--- start ---

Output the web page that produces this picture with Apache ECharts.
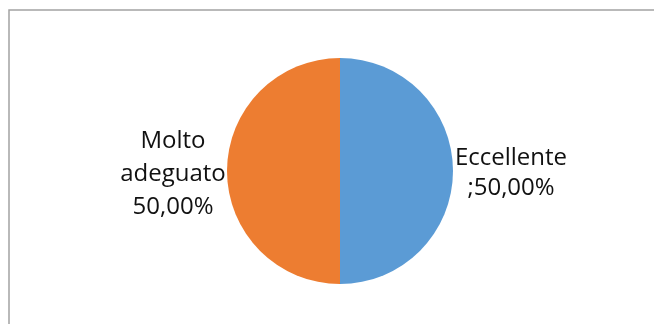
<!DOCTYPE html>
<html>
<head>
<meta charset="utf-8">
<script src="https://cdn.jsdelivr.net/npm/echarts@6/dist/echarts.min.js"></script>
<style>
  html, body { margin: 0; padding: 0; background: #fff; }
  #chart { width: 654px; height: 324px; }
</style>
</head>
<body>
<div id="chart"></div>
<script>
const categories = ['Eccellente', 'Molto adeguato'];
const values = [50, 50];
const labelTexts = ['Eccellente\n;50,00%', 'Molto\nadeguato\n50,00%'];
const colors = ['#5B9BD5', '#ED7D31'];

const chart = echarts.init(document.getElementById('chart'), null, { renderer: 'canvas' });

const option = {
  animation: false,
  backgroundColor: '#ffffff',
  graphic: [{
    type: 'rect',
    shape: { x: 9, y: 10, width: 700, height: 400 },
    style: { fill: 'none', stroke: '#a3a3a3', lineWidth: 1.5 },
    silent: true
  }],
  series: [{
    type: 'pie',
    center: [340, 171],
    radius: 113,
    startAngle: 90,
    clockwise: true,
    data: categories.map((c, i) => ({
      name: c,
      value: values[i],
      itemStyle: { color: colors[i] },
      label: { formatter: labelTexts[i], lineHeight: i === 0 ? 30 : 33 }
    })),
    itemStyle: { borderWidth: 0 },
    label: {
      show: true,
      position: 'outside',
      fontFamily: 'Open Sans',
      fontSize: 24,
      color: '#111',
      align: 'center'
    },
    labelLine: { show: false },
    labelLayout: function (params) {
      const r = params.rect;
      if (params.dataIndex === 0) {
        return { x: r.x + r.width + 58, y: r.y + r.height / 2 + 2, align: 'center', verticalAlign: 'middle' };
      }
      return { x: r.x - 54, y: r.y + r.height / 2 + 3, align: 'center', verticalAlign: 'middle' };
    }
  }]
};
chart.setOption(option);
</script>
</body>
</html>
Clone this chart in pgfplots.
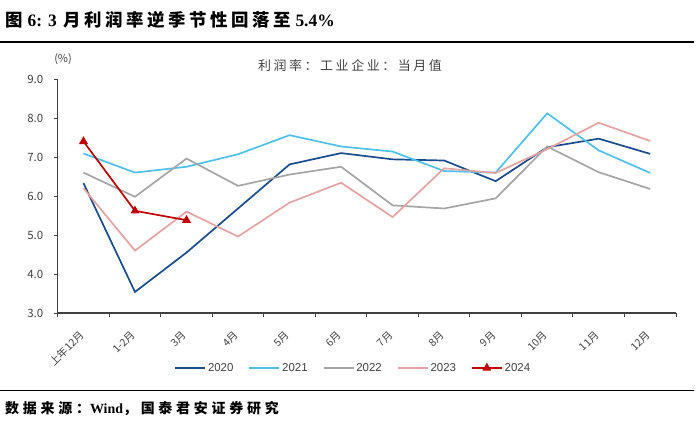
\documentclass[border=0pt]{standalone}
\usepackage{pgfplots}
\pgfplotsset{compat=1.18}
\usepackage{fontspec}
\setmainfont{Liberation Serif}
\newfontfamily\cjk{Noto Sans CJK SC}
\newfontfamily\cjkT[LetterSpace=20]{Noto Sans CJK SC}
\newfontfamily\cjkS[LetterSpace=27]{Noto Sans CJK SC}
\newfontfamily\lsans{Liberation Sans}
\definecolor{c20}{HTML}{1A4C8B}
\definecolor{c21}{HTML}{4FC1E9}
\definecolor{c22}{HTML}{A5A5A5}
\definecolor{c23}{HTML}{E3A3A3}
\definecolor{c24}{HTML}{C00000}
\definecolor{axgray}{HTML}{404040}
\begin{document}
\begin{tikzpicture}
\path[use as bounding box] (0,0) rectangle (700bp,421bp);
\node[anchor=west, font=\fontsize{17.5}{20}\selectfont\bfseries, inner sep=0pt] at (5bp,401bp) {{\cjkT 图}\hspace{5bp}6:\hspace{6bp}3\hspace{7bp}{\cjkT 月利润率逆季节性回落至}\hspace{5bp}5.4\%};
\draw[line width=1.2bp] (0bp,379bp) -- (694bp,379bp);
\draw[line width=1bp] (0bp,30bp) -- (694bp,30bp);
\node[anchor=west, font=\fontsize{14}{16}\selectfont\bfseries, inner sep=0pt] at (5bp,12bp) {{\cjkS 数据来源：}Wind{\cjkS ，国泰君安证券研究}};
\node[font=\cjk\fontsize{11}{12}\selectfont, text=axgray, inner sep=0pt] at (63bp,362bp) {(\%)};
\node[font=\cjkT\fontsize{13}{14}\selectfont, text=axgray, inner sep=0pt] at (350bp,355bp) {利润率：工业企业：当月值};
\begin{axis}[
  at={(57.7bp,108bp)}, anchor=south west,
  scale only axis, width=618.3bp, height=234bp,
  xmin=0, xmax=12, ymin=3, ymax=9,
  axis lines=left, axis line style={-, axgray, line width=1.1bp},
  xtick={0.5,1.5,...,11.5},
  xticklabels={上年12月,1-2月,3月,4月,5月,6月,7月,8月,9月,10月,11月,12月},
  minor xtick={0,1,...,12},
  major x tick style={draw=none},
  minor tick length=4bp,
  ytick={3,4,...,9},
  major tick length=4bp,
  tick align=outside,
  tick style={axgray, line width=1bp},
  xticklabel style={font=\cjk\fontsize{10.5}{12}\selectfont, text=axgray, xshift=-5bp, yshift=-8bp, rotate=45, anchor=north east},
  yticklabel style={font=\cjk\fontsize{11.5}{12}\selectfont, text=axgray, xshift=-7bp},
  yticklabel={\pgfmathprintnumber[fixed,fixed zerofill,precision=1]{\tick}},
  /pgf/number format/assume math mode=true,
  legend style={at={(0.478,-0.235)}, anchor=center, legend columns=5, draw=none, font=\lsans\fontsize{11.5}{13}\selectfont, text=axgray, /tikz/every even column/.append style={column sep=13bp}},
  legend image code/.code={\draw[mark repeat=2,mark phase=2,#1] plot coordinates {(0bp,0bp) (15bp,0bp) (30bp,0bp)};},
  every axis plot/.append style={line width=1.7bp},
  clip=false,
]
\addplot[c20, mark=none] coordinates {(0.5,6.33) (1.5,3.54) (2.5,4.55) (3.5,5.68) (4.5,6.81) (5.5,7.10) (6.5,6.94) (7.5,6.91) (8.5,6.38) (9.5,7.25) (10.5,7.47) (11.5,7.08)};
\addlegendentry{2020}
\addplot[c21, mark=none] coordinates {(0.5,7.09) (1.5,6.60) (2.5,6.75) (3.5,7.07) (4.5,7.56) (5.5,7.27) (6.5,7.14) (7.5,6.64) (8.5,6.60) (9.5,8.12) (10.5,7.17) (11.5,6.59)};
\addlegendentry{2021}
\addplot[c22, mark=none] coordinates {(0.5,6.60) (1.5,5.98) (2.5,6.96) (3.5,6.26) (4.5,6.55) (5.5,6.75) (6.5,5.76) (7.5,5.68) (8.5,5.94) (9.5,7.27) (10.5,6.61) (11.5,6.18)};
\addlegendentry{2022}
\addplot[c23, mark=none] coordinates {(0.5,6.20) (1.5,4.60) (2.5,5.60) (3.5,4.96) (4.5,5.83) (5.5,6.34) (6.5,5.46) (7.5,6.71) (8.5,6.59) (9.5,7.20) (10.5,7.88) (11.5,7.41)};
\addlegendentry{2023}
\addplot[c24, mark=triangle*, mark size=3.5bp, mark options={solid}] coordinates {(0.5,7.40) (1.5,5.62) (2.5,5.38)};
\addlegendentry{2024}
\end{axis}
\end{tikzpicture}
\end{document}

--- end ---
--- start ---

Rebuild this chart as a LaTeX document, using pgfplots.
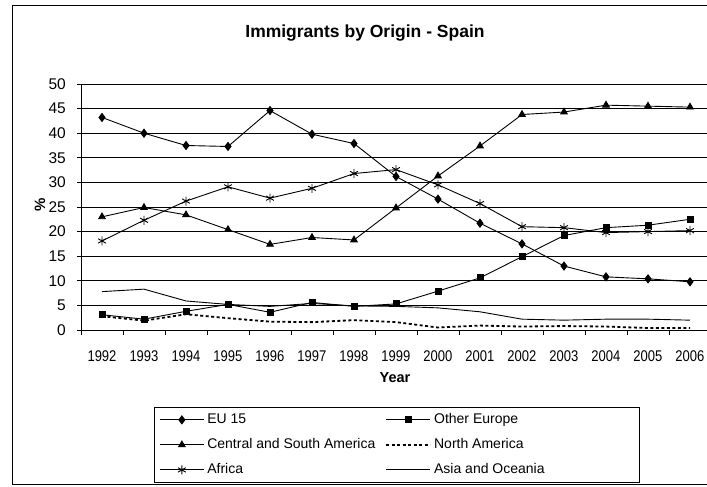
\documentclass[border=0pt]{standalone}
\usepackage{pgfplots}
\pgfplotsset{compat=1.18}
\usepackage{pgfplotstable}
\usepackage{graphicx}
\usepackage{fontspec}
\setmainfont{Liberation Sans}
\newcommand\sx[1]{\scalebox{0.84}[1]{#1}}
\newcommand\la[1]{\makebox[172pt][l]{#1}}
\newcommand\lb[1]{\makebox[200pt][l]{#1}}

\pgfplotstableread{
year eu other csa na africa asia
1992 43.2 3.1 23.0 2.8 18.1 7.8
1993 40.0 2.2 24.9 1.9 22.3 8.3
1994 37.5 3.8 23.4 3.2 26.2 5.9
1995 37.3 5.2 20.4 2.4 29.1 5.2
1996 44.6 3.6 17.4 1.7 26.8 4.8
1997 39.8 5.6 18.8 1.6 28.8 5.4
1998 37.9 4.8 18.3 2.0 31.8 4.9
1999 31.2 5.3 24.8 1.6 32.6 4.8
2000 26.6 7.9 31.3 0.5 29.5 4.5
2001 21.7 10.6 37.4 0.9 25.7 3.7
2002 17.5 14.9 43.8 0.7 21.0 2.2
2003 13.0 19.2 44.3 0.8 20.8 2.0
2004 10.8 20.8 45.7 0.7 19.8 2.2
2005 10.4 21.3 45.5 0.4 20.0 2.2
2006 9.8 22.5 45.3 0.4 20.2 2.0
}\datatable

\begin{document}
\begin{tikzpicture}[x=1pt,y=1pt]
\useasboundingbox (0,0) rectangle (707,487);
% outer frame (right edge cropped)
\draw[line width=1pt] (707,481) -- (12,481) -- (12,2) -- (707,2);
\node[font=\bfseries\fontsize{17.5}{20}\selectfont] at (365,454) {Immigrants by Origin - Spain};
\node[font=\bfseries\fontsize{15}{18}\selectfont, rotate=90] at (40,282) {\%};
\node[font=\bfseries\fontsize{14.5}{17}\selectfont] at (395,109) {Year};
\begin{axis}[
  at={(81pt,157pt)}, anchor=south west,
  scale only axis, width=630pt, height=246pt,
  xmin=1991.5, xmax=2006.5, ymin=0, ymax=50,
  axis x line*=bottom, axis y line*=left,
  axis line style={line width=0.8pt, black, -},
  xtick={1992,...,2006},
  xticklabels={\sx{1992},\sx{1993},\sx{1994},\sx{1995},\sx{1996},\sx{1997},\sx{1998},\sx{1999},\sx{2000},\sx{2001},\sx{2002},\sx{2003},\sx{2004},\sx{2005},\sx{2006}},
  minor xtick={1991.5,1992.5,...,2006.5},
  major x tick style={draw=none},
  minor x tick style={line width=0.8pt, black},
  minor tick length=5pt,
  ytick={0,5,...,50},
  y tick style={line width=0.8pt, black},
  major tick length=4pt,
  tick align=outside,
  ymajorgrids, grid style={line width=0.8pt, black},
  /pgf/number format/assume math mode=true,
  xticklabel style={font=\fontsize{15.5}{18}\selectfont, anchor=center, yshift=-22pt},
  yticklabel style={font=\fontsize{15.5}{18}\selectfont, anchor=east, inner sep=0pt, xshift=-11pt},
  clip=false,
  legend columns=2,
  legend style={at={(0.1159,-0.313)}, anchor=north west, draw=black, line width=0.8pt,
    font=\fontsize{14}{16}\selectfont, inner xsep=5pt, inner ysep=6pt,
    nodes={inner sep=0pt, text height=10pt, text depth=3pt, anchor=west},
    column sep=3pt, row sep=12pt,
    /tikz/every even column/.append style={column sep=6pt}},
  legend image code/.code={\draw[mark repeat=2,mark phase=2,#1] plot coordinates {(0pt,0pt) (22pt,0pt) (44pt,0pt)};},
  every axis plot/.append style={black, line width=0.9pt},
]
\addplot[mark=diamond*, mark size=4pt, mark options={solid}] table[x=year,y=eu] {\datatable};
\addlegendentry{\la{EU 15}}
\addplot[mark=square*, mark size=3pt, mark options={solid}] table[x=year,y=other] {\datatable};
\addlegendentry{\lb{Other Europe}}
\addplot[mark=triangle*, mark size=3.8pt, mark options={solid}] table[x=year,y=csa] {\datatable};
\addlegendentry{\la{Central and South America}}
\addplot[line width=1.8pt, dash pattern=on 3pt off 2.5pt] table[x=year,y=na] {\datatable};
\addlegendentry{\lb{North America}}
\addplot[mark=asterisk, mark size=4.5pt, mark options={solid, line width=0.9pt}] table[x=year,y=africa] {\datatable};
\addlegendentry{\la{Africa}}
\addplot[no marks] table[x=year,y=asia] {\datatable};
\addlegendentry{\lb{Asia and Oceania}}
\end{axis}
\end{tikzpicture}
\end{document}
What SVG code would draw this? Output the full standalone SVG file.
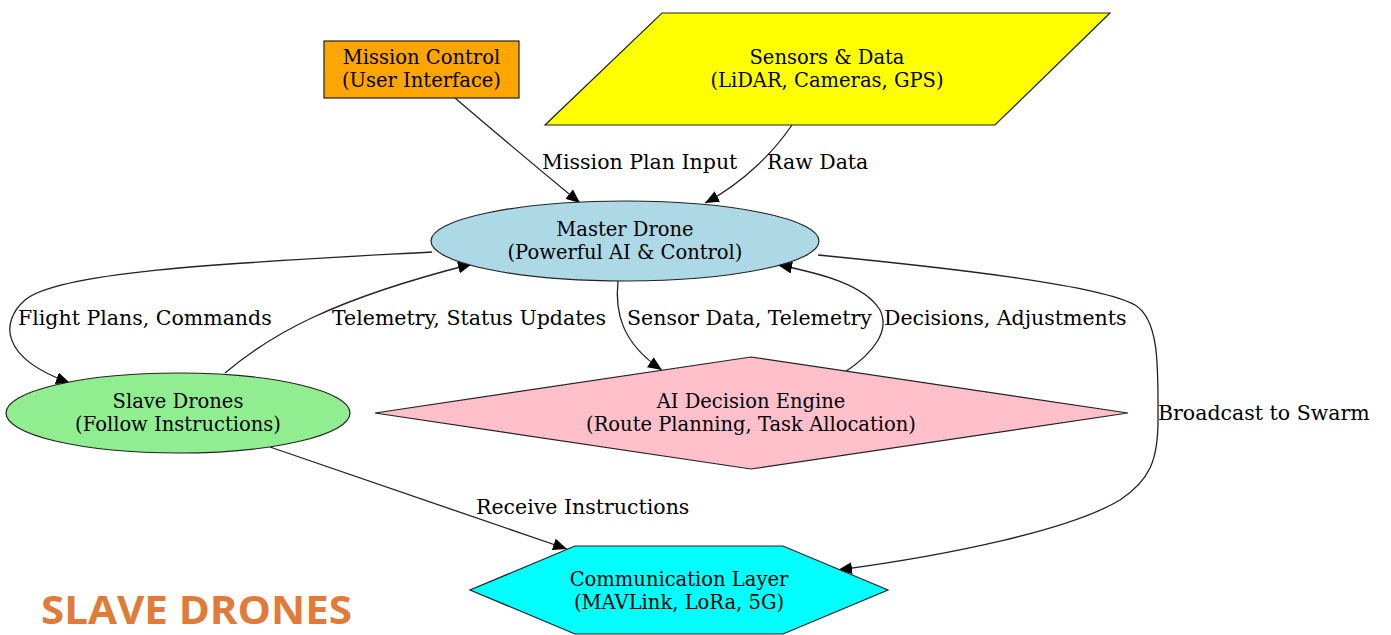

--- end ---

## BRIEF
Select every line where the word "code" occurs.

## FULL SOLUTION
  legend image code/.code={\draw[mark repeat=2,mark phase=2,#1] plot coordinates {(0bp,0bp) (15bp,0bp) (30bp,0bp)};},
  legend image code/.code={\draw[mark repeat=2,mark phase=2,#1] plot coordinates {(0pt,0pt) (22pt,0pt) (44pt,0pt)};},
What SVG code would draw this? Output the full standalone SVG file.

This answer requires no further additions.